2) That quote is part of what makes college sports different. We form connections with pro athletes and we cheer for them and if we're lucky we get to see them for their entire careers in one place and it's awesome. But they don't really choose to be there (yes, I know some do through free agency). In college, these players chose to be here. Jenna Laird came from East Meadow, NY and Alex Honnold from West Des Moines, IA and Laurin Krings from Loveland, CO. Abby Hay stayed right in her home town. But they all chose your school. And because of that, there's a connection. They probably chose it for different reasons than you did. You might have loved it before you got there; most of them probably didn't. Most athletes choose a school because it's a means to an end. They want to play at the highest level they can play and this happens to be that place.
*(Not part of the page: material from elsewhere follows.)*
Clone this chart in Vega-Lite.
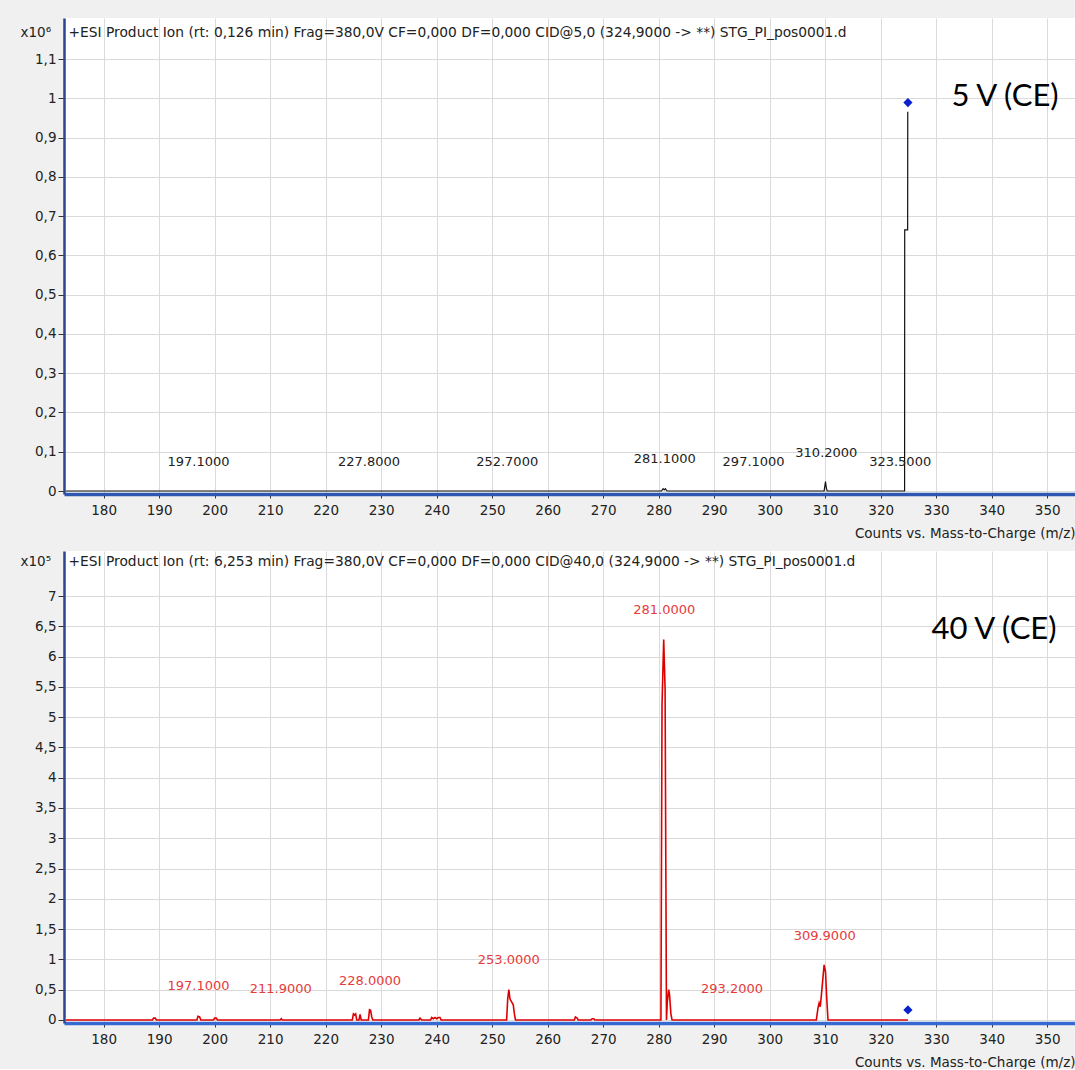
{
  "$schema": "https://vega.github.io/schema/vega-lite/v6.json",
  "padding": {"left": 20, "top": 18, "right": 0, "bottom": 0},
  "background": "#f0f0f0",
  "spacing": 11,
  "config": {
    "font": "DejaVu Sans",
    "view": {"fill": "white", "stroke": null},
    "axis": {
      "labelFont": "DejaVu Sans", "labelFontSize": 13.5, "labelColor": "#222",
      "titleFont": "DejaVu Sans", "titleFontSize": 13.5, "titleFontWeight": "normal", "titleColor": "#222",
      "gridColor": "#dadada", "gridWidth": 1, "tickColor": "#333"
    }
  },
  "datasets": {
    "topSpectrum": [
      {"mz": 173.2, "counts": 0}, {"mz": 280.5, "counts": 0}, {"mz": 280.8, "counts": 0.006}, {"mz": 281.0, "counts": 0.003},
      {"mz": 281.2, "counts": 0.006}, {"mz": 281.5, "counts": 0}, {"mz": 309.8, "counts": 0}, {"mz": 310.05, "counts": 0.024},
      {"mz": 310.2, "counts": 0.008}, {"mz": 310.35, "counts": 0}, {"mz": 324.3, "counts": 0}, {"mz": 324.32, "counts": 0.665},
      {"mz": 324.85, "counts": 0.665}, {"mz": 324.87, "counts": 0.966}
    ],
    "topLabels": [
      {"mz": 197.1, "counts": 0.074, "text": "197.1000"}, {"mz": 227.8, "counts": 0.074, "text": "227.8000"},
      {"mz": 252.7, "counts": 0.074, "text": "252.7000"}, {"mz": 281.1, "counts": 0.081, "text": "281.1000"},
      {"mz": 297.1, "counts": 0.074, "text": "297.1000"}, {"mz": 310.2, "counts": 0.097, "text": "310.2000"},
      {"mz": 323.5, "counts": 0.074, "text": "323.5000"}
    ],
    "topMarker": [{"mz": 324.9, "counts": 0.989}],
    "topHeader": [{"mz": 173.67, "counts": 1.166, "text": "+ESI Product Ion (rt: 0,126 min) Frag=380,0V CF=0,000 DF=0,000 CID@5,0 (324,9000 -> **) STG_PI_pos0001.d"}],
    "topCE": [{"mz": 342.4, "counts": 1.003, "text": "5 V (CE)"}],
    "bottomSpectrum": [
      {"mz": 173.2, "counts": 0},
      {"mz": 188.8, "counts": 0}, {"mz": 189.0, "counts": 0.03}, {"mz": 189.3, "counts": 0.03}, {"mz": 189.5, "counts": 0},
      {"mz": 196.8, "counts": 0}, {"mz": 197.0, "counts": 0.06}, {"mz": 197.3, "counts": 0.05}, {"mz": 197.5, "counts": 0},
      {"mz": 199.8, "counts": 0}, {"mz": 200.0, "counts": 0.03}, {"mz": 200.3, "counts": 0.03}, {"mz": 200.5, "counts": 0},
      {"mz": 211.8, "counts": 0}, {"mz": 212.0, "counts": 0.02}, {"mz": 212.2, "counts": 0},
      {"mz": 224.8, "counts": 0}, {"mz": 225.0, "counts": 0.1}, {"mz": 225.2, "counts": 0.08}, {"mz": 225.4, "counts": 0.1},
      {"mz": 225.6, "counts": 0}, {"mz": 226.0, "counts": 0}, {"mz": 226.2, "counts": 0.09}, {"mz": 226.4, "counts": 0},
      {"mz": 227.7, "counts": 0}, {"mz": 227.9, "counts": 0.17}, {"mz": 228.1, "counts": 0.16}, {"mz": 228.3, "counts": 0.05}, {"mz": 228.5, "counts": 0},
      {"mz": 236.8, "counts": 0}, {"mz": 237.0, "counts": 0.03}, {"mz": 237.3, "counts": 0},
      {"mz": 238.9, "counts": 0}, {"mz": 239.1, "counts": 0.04}, {"mz": 239.4, "counts": 0.02}, {"mz": 239.7, "counts": 0.04},
      {"mz": 240.0, "counts": 0.02}, {"mz": 240.3, "counts": 0.04}, {"mz": 240.6, "counts": 0.04}, {"mz": 240.8, "counts": 0},
      {"mz": 252.6, "counts": 0}, {"mz": 252.8, "counts": 0.35}, {"mz": 253.0, "counts": 0.5}, {"mz": 253.2, "counts": 0.35},
      {"mz": 253.5, "counts": 0.3}, {"mz": 253.8, "counts": 0.25}, {"mz": 254.0, "counts": 0.1}, {"mz": 254.2, "counts": 0},
      {"mz": 264.8, "counts": 0}, {"mz": 265.0, "counts": 0.05}, {"mz": 265.3, "counts": 0.03}, {"mz": 265.5, "counts": 0},
      {"mz": 267.8, "counts": 0}, {"mz": 268.0, "counts": 0.02}, {"mz": 268.3, "counts": 0.02}, {"mz": 268.5, "counts": 0},
      {"mz": 280.4, "counts": 0}, {"mz": 280.5, "counts": 2.6}, {"mz": 280.6, "counts": 5.2}, {"mz": 280.9, "counts": 6.28},
      {"mz": 281.15, "counts": 5.47}, {"mz": 281.3, "counts": 2.2}, {"mz": 281.4, "counts": 0}, {"mz": 281.55, "counts": 0.3},
      {"mz": 281.8, "counts": 0.5}, {"mz": 281.95, "counts": 0.42}, {"mz": 282.2, "counts": 0.1}, {"mz": 282.4, "counts": 0},
      {"mz": 308.4, "counts": 0}, {"mz": 308.7, "counts": 0.2}, {"mz": 308.9, "counts": 0.28}, {"mz": 309.1, "counts": 0.22},
      {"mz": 309.3, "counts": 0.4}, {"mz": 309.8, "counts": 0.91}, {"mz": 310.05, "counts": 0.8}, {"mz": 310.25, "counts": 0.4},
      {"mz": 310.5, "counts": 0}, {"mz": 324.9, "counts": 0}
    ],
    "bottomLabels": [
      {"mz": 197.1, "counts": 0.56, "text": "197.1000"}, {"mz": 211.9, "counts": 0.51, "text": "211.9000"},
      {"mz": 228.0, "counts": 0.644, "text": "228.0000"}, {"mz": 253.0, "counts": 0.99, "text": "253.0000"},
      {"mz": 281.0, "counts": 6.77, "text": "281.0000"}, {"mz": 293.2, "counts": 0.51, "text": "293.2000"},
      {"mz": 309.9, "counts": 1.387, "text": "309.9000"}
    ],
    "bottomMarker": [{"mz": 324.9, "counts": 0.165}],
    "bottomHeader": [{"mz": 173.67, "counts": 7.56, "text": "+ESI Product Ion (rt: 6,253 min) Frag=380,0V CF=0,000 DF=0,000 CID@40,0 (324,9000 -> **) STG_PI_pos0001.d"}],
    "bottomCE": [{"mz": 340.4, "counts": 6.44, "text": "40 V (CE)"}]
  },
  "vconcat": [
    {
      "width": 1011,
      "height": 476,
      "encoding": {
        "x": {"field": "mz", "type": "quantitative",
          "scale": {"domain": [172.86, 355.0], "nice": false, "zero": false},
          "axis": {"values": [180,190,200,210,220,230,240,250,260,270,280,290,300,310,320,330,340,350],
            "title": "Counts vs. Mass-to-Charge (m/z)", "titleAnchor": "end", "titleBaseline": "middle", "titleY": 39,
            "domainColor": "#2f57b0", "domainWidth": 3.5, "tickSize": 4, "labelPadding": 5}},
        "y": {"field": "counts", "type": "quantitative",
          "scale": {"domain": [-0.0076, 1.2044], "nice": false, "zero": false},
          "axis": {"values": [0,0.1,0.2,0.3,0.4,0.5,0.6,0.7,0.8,0.9,1,1.1],
            "labelExpr": "replace(toString(datum.value), '.', ',')",
            "title": "x10⁶", "titleAngle": 0, "titleAlign": "left", "titleBaseline": "middle", "titleX": -44, "titleY": 14,
            "domainColor": "#2a4690", "domainWidth": 2.5, "tickSize": 6, "labelPadding": 2}}
      },
      "layer": [
        {"data": {"name": "topSpectrum"}, "mark": {"type": "line", "color": "#111", "strokeWidth": 1.2, "clip": true}},
        {"data": {"values": [{}]}, "mark": {"type": "rect", "fill": "white"},
          "encoding": {"x": {"datum": 173.1, "type": "quantitative"}, "x2": {"datum": 355.0},
            "y": {"datum": 1.136, "type": "quantitative"}, "y2": {"datum": 1.2044}}},
        {"data": {"name": "topHeader"}, "mark": {"type": "text", "align": "left", "baseline": "middle", "fontSize": 13.8, "color": "#222"},
          "encoding": {"text": {"field": "text"}}},
        {"data": {"name": "topLabels"}, "mark": {"type": "text", "align": "center", "baseline": "middle", "fontSize": 13, "color": "#222"},
          "encoding": {"text": {"field": "text"}}},
        {"data": {"name": "topMarker"}, "mark": {"type": "point", "shape": "diamond", "filled": true, "color": "#0a22cc", "size": 85, "opacity": 1}},
        {"data": {"name": "topCE"}, "mark": {"type": "text", "align": "center", "baseline": "middle", "font": "Lato", "fontSize": 31, "color": "#000"},
          "encoding": {"text": {"field": "text"}}}
      ]
    },
    {
      "width": 1011,
      "height": 472,
      "encoding": {
        "x": {"field": "mz", "type": "quantitative",
          "scale": {"domain": [172.86, 355.0], "nice": false, "zero": false},
          "axis": {"values": [180,190,200,210,220,230,240,250,260,270,280,290,300,310,320,330,340,350],
            "title": "Counts vs. Mass-to-Charge (m/z)", "titleAnchor": "end", "titleBaseline": "middle", "titleY": 39,
            "domainColor": "#3568d0", "domainWidth": 3.5, "tickSize": 4, "labelPadding": 5}},
        "y": {"field": "counts", "type": "quantitative",
          "scale": {"domain": [-0.05, 7.743], "nice": false, "zero": false},
          "axis": {"values": [0,0.5,1,1.5,2,2.5,3,3.5,4,4.5,5,5.5,6,6.5,7],
            "labelExpr": "replace(toString(datum.value), '.', ',')",
            "title": "x10⁵", "titleAngle": 0, "titleAlign": "left", "titleBaseline": "middle", "titleX": -44, "titleY": 10,
            "domainColor": "#2a4690", "domainWidth": 2.5, "tickSize": 6, "labelPadding": 2}}
      },
      "layer": [
        {"data": {"name": "bottomSpectrum"}, "mark": {"type": "line", "color": "#dd0000", "strokeWidth": 1.6, "clip": true}},
        {"data": {"values": [{}]}, "mark": {"type": "rect", "fill": "white"},
          "encoding": {"x": {"datum": 173.1, "type": "quantitative"}, "x2": {"datum": 355.0},
            "y": {"datum": 7.363, "type": "quantitative"}, "y2": {"datum": 7.743}}},
        {"data": {"name": "bottomHeader"}, "mark": {"type": "text", "align": "left", "baseline": "middle", "fontSize": 13.8, "color": "#222"},
          "encoding": {"text": {"field": "text"}}},
        {"data": {"name": "bottomLabels"}, "mark": {"type": "text", "align": "center", "baseline": "middle", "fontSize": 13, "color": "#e53b3b"},
          "encoding": {"text": {"field": "text"}}},
        {"data": {"name": "bottomMarker"}, "mark": {"type": "point", "shape": "diamond", "filled": true, "color": "#0a22cc", "size": 85, "opacity": 1}},
        {"data": {"name": "bottomCE"}, "mark": {"type": "text", "align": "center", "baseline": "middle", "font": "Lato", "fontSize": 31, "color": "#000"},
          "encoding": {"text": {"field": "text"}}}
      ]
    }
  ]
}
But for the lucky ones, it becomes something more. It did for Laird and for Honnold and Krings and Maddie Gallagher, who was only here for two years. But it means something to all of them that will last forever.



"Those are my baby girls. I've known them since they were nine years old," Anderson said when asked about the moment above. "I'm just so proud that they took a chance on me in traveling halfway around the country to play at this university.”

That's the good stuff guys. I know they lost. And that does matter. But the rest of it matters too.

3) I haven't covered many coaches who are able to put the games in perspective as well as Larissa Anderson. She did it on Saturday night before her team took the field for what might be its last game (turned out it wasn't).

"Before the game started, I talked to the team in left field after we take line balls and what I said to them is I want you to look around and to start to look down the right field line and I want you to scan the entire stadium. You built this. And this is what we play for and it's every little girls dream to play in an atmosphere like this. And we're so unbelievably blessed and thankful that we have the community support and the athletic department support to be able to put on a Super Regional like this and they're gonna remember these moments for the rest of your life. Regardless of the results. They're not going to talk about a strike out or base hit or a save. They're going to talk about who they celebrated these moments with."

That's the whole thing about sports. I'd guess most of us played a sport somewhere along the way. Maybe your career ended in little league. Maybe you made it through high school or college. Maybe a handful of you even played beyond that. But at its core, the level doesn't really matter. It's a scoreboard business and the wins and the losses matter. Don't ever fool yourself that they don't. But 10, 20, 30 years down the road, that's not what you remember. I don't know my stats or my times. I remember some of the wins and losses, but it's not what I think about. I think about the guys I started swimming with when I was 12 years old that are still my best friends. Four of us have a text chain 35 years later. I think about the people I'd never have met if I hadn't played baseball. I think about all the friends my kids made and the opportunities they got because they played sports. I think about the joy it gave them to succeed and just as often, the joy it gave them just to be on a team with their friends.

Most of us don't think about all of that stuff until it's over and the memories have faded some. I appreciate that Anderson was present in the moment and told her team to appreciate what they were experiencing as it was happening. Would they rather have won? Of course. Would the memory hit just a little different if Julia Crenshaw's line drive had fallen and tied the game and led to a win? Yeah. But down the road, when they think about this season and this chance they had to play a game, that's not what's gonna last.

Sorry for the sentimentality. Like I said, last games hit me.